I was fortunate enough to experience a lot of really good leaders when I was in the military. Besides overcoming challenges, they also taught me what it means to motivate a team and the value of teamwork. I learned that you can’t do anything on your own. You have to have a team, a unit.
What stories stick with you? Which stories inspire you?
I think the stories of why people become entrepreneurs and the path that they take. I gain my strength through other entrepreneurial stories and the stories of how people overcome challenges.
And speaking of entrepreneurial stories, I understand you have multi-million dollar contracts from the government and other great organizations. Can you share a little bit about O’Neill Contractors?
Sure! ONeill Contractors is a general contracting company that specializes in commercial roofing. We’ve been in business since 2007. It took me a year to get my first job, but I can remember begging the contracting officer, “Please, it’s my first job. I know it’s in Walla-Walla, Washington, but I can do it.” Now, we’ve done close to 2.5 million square feet of roof restorations up there in Washington as well as many other roofing projects. Probably one of my most meaningful jobs was winning my first roofing MATOC for the Navy at Great Lakes, where I went to boot camp. I love that I can still be of service to my Navy.
So it came full circle.
It’s really meaningful for me to be able to work on government projects. Right now, we’re working on a building at a VA cemetery. I’m proud that I’m contributing to a place that will comfort people who are grieving. She also installed a new roof at the VA hospital where she is a patient. It means a lot to me to help take care of other veterans.
I’m sure the veterans in the hospital find strength in seeing you manage those projects.
Yeah, I think that it’s easy to give up or just float by and not grow or challenge yourself. I have a lot of hopes and dreams for my future, and I want to build something I can be proud of.
I know you’re a big believer in using technology to build hopes and dreams…
Technology is hugely important for our business and personal life. Our company uses tech in everything from online information systems to multiple apps. There’s also some really exciting technology I can’t wait to use, like drones. With the use of a drone, I can be on a roof taking photographs and measurements without even having to leave my wheelchair. Technology makes up for deficiencies and helps us to be more productive. If you don’t learn and use new technology, you’re gonna be a slow turtle and everybody is gonna pass you by.

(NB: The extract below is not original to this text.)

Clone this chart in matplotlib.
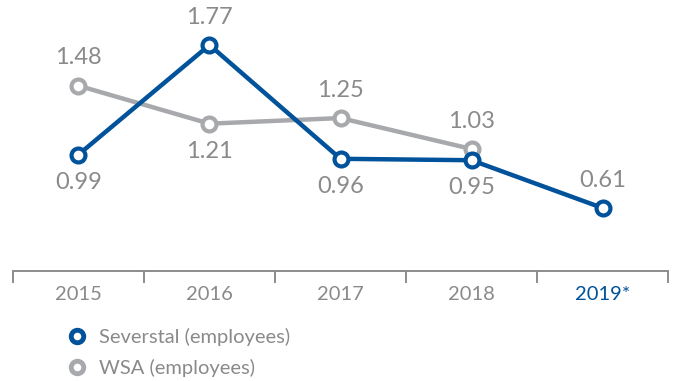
import matplotlib

matplotlib.use("Agg")
import matplotlib.pyplot as plt
from matplotlib.lines import Line2D

plt.rcParams["font.family"] = ["Lato", "DejaVu Sans"]

years = ["2015", "2016", "2017", "2018", "2019*"]
severstal = [0.99, 1.77, 0.96, 0.95, 0.61]
wsa = [1.48, 1.21, 1.25, 1.03]
severstal_label_pos = ["below", "above", "below", "below", "above"]
wsa_label_pos = ["above", "below", "above", "above"]

BLUE = "#00529b"
GREY = "#a7a9ac"
TEXT = "#8a8a8a"

fig = plt.figure(figsize=(6.75, 3.81), dpi=100)
ax = fig.add_axes([0, 0, 1, 1])
ax.set_xlim(-0.599, 4.553)
ax.set_ylim(-0.621, 2.09)
ax.axis("off")

# baseline with category dividers
base = 0.16
ax.plot([-0.5, len(years) - 0.5], [base, base], color="#8c8c8c", lw=1.4, solid_capstyle="butt")
for i in range(len(years) + 1):
    ax.plot([i - 0.5, i - 0.5], [base, base - 0.08], color="#8c8c8c", lw=1.4)
for i, y in enumerate(years):
    ax.text(i, base - 0.165, y, ha="center", va="center", fontsize=14.5,
            color=BLUE if y.endswith("*") else TEXT)

mk = dict(marker="o", markersize=10, markerfacecolor="white", markeredgewidth=3)
ax.plot(range(len(wsa)), wsa, color=GREY, lw=3.2, markeredgecolor=GREY, **mk, zorder=2)
ax.plot(range(len(severstal)), severstal, color=BLUE, lw=3.2, markeredgecolor=BLUE, **mk, zorder=3)

for vals, pos in ((severstal, severstal_label_pos), (wsa, wsa_label_pos)):
    for i, (v, p) in enumerate(zip(vals, pos)):
        dy = 20 if p == "above" else -20
        ax.annotate(f"{v:.2f}", (i, v), xytext=(0, dy), textcoords="offset points",
                    ha="center", va="center", fontsize=17, color=TEXT)

handles = [
    Line2D([], [], ls="none", marker="o", markersize=9, markerfacecolor="white",
           markeredgewidth=3.5, markeredgecolor=BLUE),
    Line2D([], [], ls="none", marker="o", markersize=9, markerfacecolor="white",
           markeredgewidth=3.5, markeredgecolor=GREY),
]
leg = fig.legend(handles, ["Severstal (employees)", "WSA (employees)"], loc="upper left",
                 bbox_to_anchor=(0.087, 0.16), frameon=False, fontsize=14.5,
                 handlelength=1.0, handletextpad=0.6, labelspacing=0.62, borderaxespad=0)
for t in leg.get_texts():
    t.set_color(TEXT)

fig.savefig("out.png", dpi=100)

Speaking of the future, what are your goals?
I want to grow my business to $15 million. We have a long way to go, but that’s the goal. And I would really like to hire at least 75 percent veterans within my company, to actually have quality training to help veterans establish a really professional career, not just work but an actual career. But, my son holds my heart. I want to give him the best life I can. That’s always my goal.
Thanks so much for sharing your incredible story! Are there any final messages you want to pass on?
The reason that I do interviews is to get other women to realize that owning your own business is possible. Everybody has challenges, and there are ways to overcome those challenges. Maybe I have more challenges than most, but everyone has a cross to carry. You rarely hear women say, “When I grow up I want to be an entrepreneur,” but why not? I think they need to start visualizing that they, too, can go into business for themselves. And yeah, I just hope that if one person hears my story and thinks, “if she can do it, I can do it,” then that’s the biggest reward for me right there.